JohannesKaufmann/html-to-markdown

Configure elements to keep in `<code>`

zrcoder opened this issue · 1 comments

Describe the bug
A clear and concise description of what the bug is.

HTML Input

<p>The ordinal number "fifth" can be abbreviated in various languages as follows:</p>
<ul>
	<li><code>English: 5<sup>th</sup></code></li>
	<li>French: 5<sup>ème</sup></li>
</ul>

Generated Markdown

The ordinal number "fifth" can be abbreviated in various languages as follows:

- `English: 5th`
- French: 5<sup>ème</sup>

Expected Markdown

The ordinal number "fifth" can be abbreviated in various languages as follows:

- `English: 5<sup>th</sup>`
- French: 5<sup>ème</sup>

Additional context
I use NewConverter("", true, nil).Keep("sup") to convert.

Here is what the HTML would be displayed in the browser:

Screenshot 2022-12-30 at 13 02 42

The markdown representation `English: 5th` would render English: 5th,
while the markdown representation `English: 5<sup>th</sup>` would render English: 5<sup>th</sup>.

As such, the current implementation is closest to what the browser would display.

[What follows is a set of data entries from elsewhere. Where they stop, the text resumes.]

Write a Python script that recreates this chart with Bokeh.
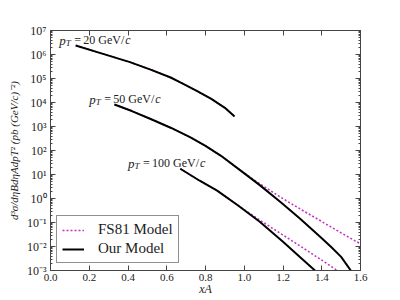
import math
from bokeh.plotting import figure
from bokeh.models import (Range1d, LinearAxis, LogAxis, FixedTicker, NumeralTickFormatter,
                          CustomJSTickFormatter, Legend, LegendItem, Label)
from bokeh.embed import file_html
from bokeh.resources import INLINE

# ---------------- data ----------------
x_pt20 = [0.13, 0.25, 0.41, 0.52, 0.62, 0.67, 0.75, 0.83, 0.90, 0.95]
our_pt20 = [2.37e6, 1.20e6, 4.8e5, 2.3e5, 1.10e5, 6.9e4, 3.2e4, 1.41e4, 6.0e3, 2.6e3]
fs81_pt20 = [2.37e6, 1.20e6, 4.8e5, 2.3e5, 1.10e5, 6.9e4, 3.2e4, 1.41e4, 6.0e3, 2.7e3]

x_pt50 = [0.33, 0.42, 0.52, 0.62, 0.72, 0.80, 0.88, 0.98, 1.08, 1.19, 1.29, 1.40, 1.45, 1.50, 1.55]
our_pt50 = [8.3e3, 4.4e3, 2.0e3, 8.9e2, 3.6e2, 1.55e2, 60.0, 14.8, 3.6, 0.68, 0.14, 0.022, 9.3e-3, 3.7e-3, 1.0e-3]
x_fs_pt50 = [0.33, 0.42, 0.52, 0.62, 0.72, 0.80, 0.88, 0.98, 1.03, 1.08, 1.19, 1.29, 1.40, 1.50, 1.60]
fs81_pt50 = [8.3e3, 4.4e3, 2.0e3, 8.9e2, 3.6e2, 1.55e2, 60.0, 14.8, 7.8, 4.1, 1.10, 0.36, 0.11, 0.037, 0.0129]

x_pt100 = [0.67, 0.77, 0.86, 0.97, 1.08, 1.20, 1.29, 1.365]
our_pt100 = [17.4, 5.5, 2.14, 0.50, 0.107, 0.0158, 3.5e-3, 1.0e-3]
x_fs_pt100 = [0.67, 0.77, 0.86, 0.97, 1.08, 1.20, 1.30, 1.40, 1.48]
fs81_pt100 = [17.4, 5.5, 2.14, 0.50, 0.126, 0.030, 9.1e-3, 2.7e-3, 1.0e-3]

pt_values = ["20", "50", "100"]
x_ticks = [0.0, 0.2, 0.4, 0.6, 0.8, 1.0, 1.2, 1.4, 1.6]
y_ticks = [1e-3, 1e-2, 1e-1, 1e0, 1e1, 1e2, 1e3, 1e4, 1e5, 1e6, 1e7]
y_tick_labels = ["10⁻³", "10⁻²", "10⁻¹", "10⁰", "10¹", "10²", "10³", "10⁴", "10⁵", "10⁶", "10⁷"]
y_minor = [m * 10.0 ** e for e in range(-3, 7) for m in range(2, 10)]

FONT = "Liberation Serif"
AXC = "#444444"
TXT = "#222222"

p = figure(width=396, height=298, y_axis_type="log", output_backend="svg",
           toolbar_location=None, x_range=Range1d(0, 1.6), y_range=Range1d(1e-3, 1e7),
           min_border_left=50, min_border_right=36, min_border_top=30, min_border_bottom=28)
p.grid.visible = False
p.outline_line_color = AXC
p.background_fill_color = "white"
p.border_fill_color = "white"

def style_axis(ax):
    ax.axis_line_color = AXC
    ax.major_tick_line_color = AXC
    ax.minor_tick_line_color = AXC
    ax.major_tick_in = 5
    ax.major_tick_out = 0
    ax.minor_tick_in = 2
    ax.minor_tick_out = 0
    ax.major_label_text_font = FONT
    ax.major_label_text_font_size = "12px"
    ax.major_label_text_color = TXT
    ax.major_label_standoff = 4

xt = FixedTicker(ticks=x_ticks)
yt = FixedTicker(ticks=y_ticks, minor_ticks=y_minor)
blank = CustomJSTickFormatter(code="return ''")

xa = p.xaxis[0]
xa.ticker = xt
xa.formatter = NumeralTickFormatter(format="0.0")
style_axis(xa)
xa.major_label_text_font_size = "11px"
xa.major_label_standoff = 3
xa.minor_tick_line_color = None
xa.axis_label = "xA"
xa.axis_label_text_font = FONT
xa.axis_label_text_font_style = "italic"
xa.axis_label_text_font_size = "12px"
xa.axis_label_text_color = TXT
xa.axis_label_standoff = -2

ya = p.yaxis[0]
ya.ticker = yt
ya.major_label_overrides = {v: s for v, s in zip(y_ticks, y_tick_labels)}
style_axis(ya)
ya.axis_label = "d³σ/dηBdηAdpT² (pb (GeV/c)⁻²)"
ya.axis_label_text_font = FONT
ya.axis_label_text_font_style = "italic"
ya.axis_label_text_font_size = "11px"
ya.axis_label_text_color = TXT
ya.axis_label_standoff = 4

top = LinearAxis(ticker=xt, formatter=blank)
style_axis(top)
top.minor_tick_line_color = None
p.add_layout(top, "above")
right = LogAxis(ticker=yt, formatter=blank)
style_axis(right)
p.add_layout(right, "right")

MAG = "#c030c0"
f1 = p.line(x_pt20, fs81_pt20, line_color=MAG, line_width=1.5, line_dash="2 2")
p.line(x_fs_pt50, fs81_pt50, line_color=MAG, line_width=1.5, line_dash="2 2")
p.line(x_fs_pt100, fs81_pt100, line_color=MAG, line_width=1.5, line_dash="2 2")
o1 = p.line(x_pt20, our_pt20, line_color="black", line_width=2)
p.line(x_pt50, our_pt50, line_color="black", line_width=2)
p.line(x_pt100, our_pt100, line_color="black", line_width=2)

legend = Legend(items=[LegendItem(label="FS81 Model", renderers=[f1]),
                       LegendItem(label="Our Model", renderers=[o1])],
                location=(6, 7), label_text_font=FONT, label_text_font_size="15px",
                label_text_color=TXT,
                border_line_color="#222222", border_line_width=1.2, padding=5,
                glyph_width=22, glyph_height=16, label_height=16, spacing=2,
                label_standoff=14, margin=0, background_fill_alpha=1)
p.add_layout(legend, "center")

# pT annotations (data anchors, pixel offsets for the pieces)
def ptlabel(x, y, txt):
    kw = dict(x=x, y=y, text_font=FONT, text_baseline="alphabetic", text_color=TXT)
    extra = 6 * (len(txt) - 2)
    p.add_layout(Label(text="p", text_font_style="italic", text_font_size="13px", **kw))
    p.add_layout(Label(text="T", text_font_style="italic", text_font_size="9px",
                       x_offset=6.5, y_offset=-3, **kw))
    p.add_layout(Label(text="=", text_font_size="12px", x_offset=15, **kw))
    p.add_layout(Label(text=txt, text_font_size="12px", x_offset=24, **kw))
    p.add_layout(Label(text="GeV/", text_font_size="12px", x_offset=39 + extra, **kw))
    p.add_layout(Label(text="c", text_font_style="italic", text_font_size="12px",
                       x_offset=66 + extra, **kw))

ptlabel(0.045, 10 ** 6.6, pt_values[0])
ptlabel(0.20, 10 ** 4.14, pt_values[1])
ptlabel(0.40, 10 ** 1.47, pt_values[2])

open("out.html", "w").write(file_html(p, INLINE))
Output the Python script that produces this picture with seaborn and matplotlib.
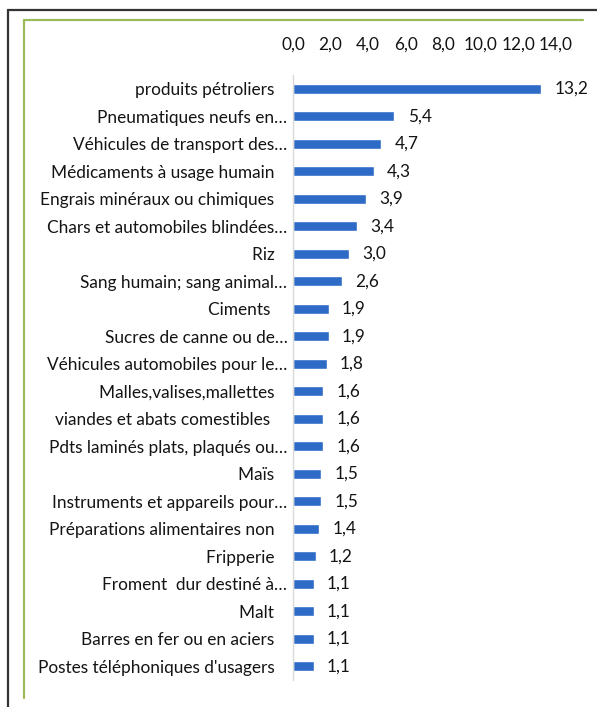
import matplotlib
matplotlib.use("Agg")
import matplotlib.pyplot as plt
import seaborn as sns
import pandas as pd
from matplotlib.lines import Line2D

produits = [
    "produits pétroliers   ",
    "Pneumatiques neufs en…",
    "Véhicules de transport des…",
    "Médicaments à usage humain   ",
    "Engrais minéraux ou chimiques   ",
    "Chars et automobiles blindées…",
    "Riz   ",
    "Sang humain; sang animal…",
    "Ciments    ",
    "Sucres de canne ou de…",
    "Véhicules automobiles pour le…",
    "Malles,valises,mallettes   ",
    "viandes et abats comestibles    ",
    "Pdts laminés plats, plaqués ou…",
    "Maïs   ",
    "Instruments et appareils pour…",
    "Préparations alimentaires non   ",
    "Fripperie   ",
    "Froment  dur destiné à…",
    "Malt   ",
    "Barres en fer ou en aciers   ",
    "Postes téléphoniques d'usagers   ",
]
parts = [13.2, 5.4, 4.7, 4.3, 3.9, 3.4, 3.0, 2.6, 1.9, 1.9, 1.8,
         1.6, 1.6, 1.6, 1.5, 1.5, 1.4, 1.2, 1.1, 1.1, 1.1, 1.1]
ticks = [0, 2, 4, 6, 8, 10, 12, 14]

df = pd.DataFrame({"produit": produits, "part": parts})

sns.set_style("white")
plt.rcParams["font.family"] = ["Lato", "DejaVu Sans"]
txt = "#141414"
fs = 12.4

fig = plt.figure(figsize=(5.97, 7.07), dpi=100)
ax = fig.add_axes([293 / 597, 1 - 680 / 707, (556 - 293) / 597, (680 - 75) / 707])

sns.barplot(data=df, x="part", y="produit", color="#2E6BC6", width=0.36,
            saturation=1, ax=ax)

ax.set_xlim(0, 14)
ax.set_xticks(ticks)
ax.set_xticklabels([f"{t:.1f}".replace(".", ",") for t in ticks],
                   fontsize=fs, color=txt)
ax.xaxis.tick_top()
ax.tick_params(axis="x", length=0, pad=16)
ax.tick_params(axis="y", length=0, pad=4, labelsize=fs, labelcolor=txt)
ax.set_xlabel("")
ax.set_ylabel("")
for s in ["top", "right", "bottom"]:
    ax.spines[s].set_visible(False)
ax.spines["left"].set_color("#d9d9d9")
ax.spines["left"].set_linewidth(1)

for i, v in enumerate(parts):
    ax.annotate(f"{v:.1f}".replace(".", ","), (v, i), xytext=(9.5, 0),
                textcoords="offset points", va="center", ha="left",
                fontsize=fs, color=txt)

# cadre extérieur (noir) et liseré vert
fy = lambda y: 1 - y / 707
fx = lambda x: x / 597
for xs, ys, c in [
    ([fx(8), 1.0], [fy(10)] * 2, "#333333"),
    ([fx(8)] * 2, [fy(10), 0.0], "#333333"),
    ([fx(24), fx(583)], [fy(20)] * 2, "#9BBB59"),
    ([fx(24)] * 2, [fy(20), fy(698)], "#9BBB59"),
]:
    fig.lines.append(Line2D(xs, ys, transform=fig.transFigure, color=c,
                            linewidth=1.6))

fig.savefig("out.png", dpi=100)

The Keep() function is for normal HTML elements, not for elements inside a code block. So for example, for keeping a <sup> element inside a paragraph.

If many people need it, one could add something like a KeepInsideCode function. But not planned for now...


@zrcoder If you want something different than the current implementation, you can write your own rule. Let me know if you encounter any problems with this...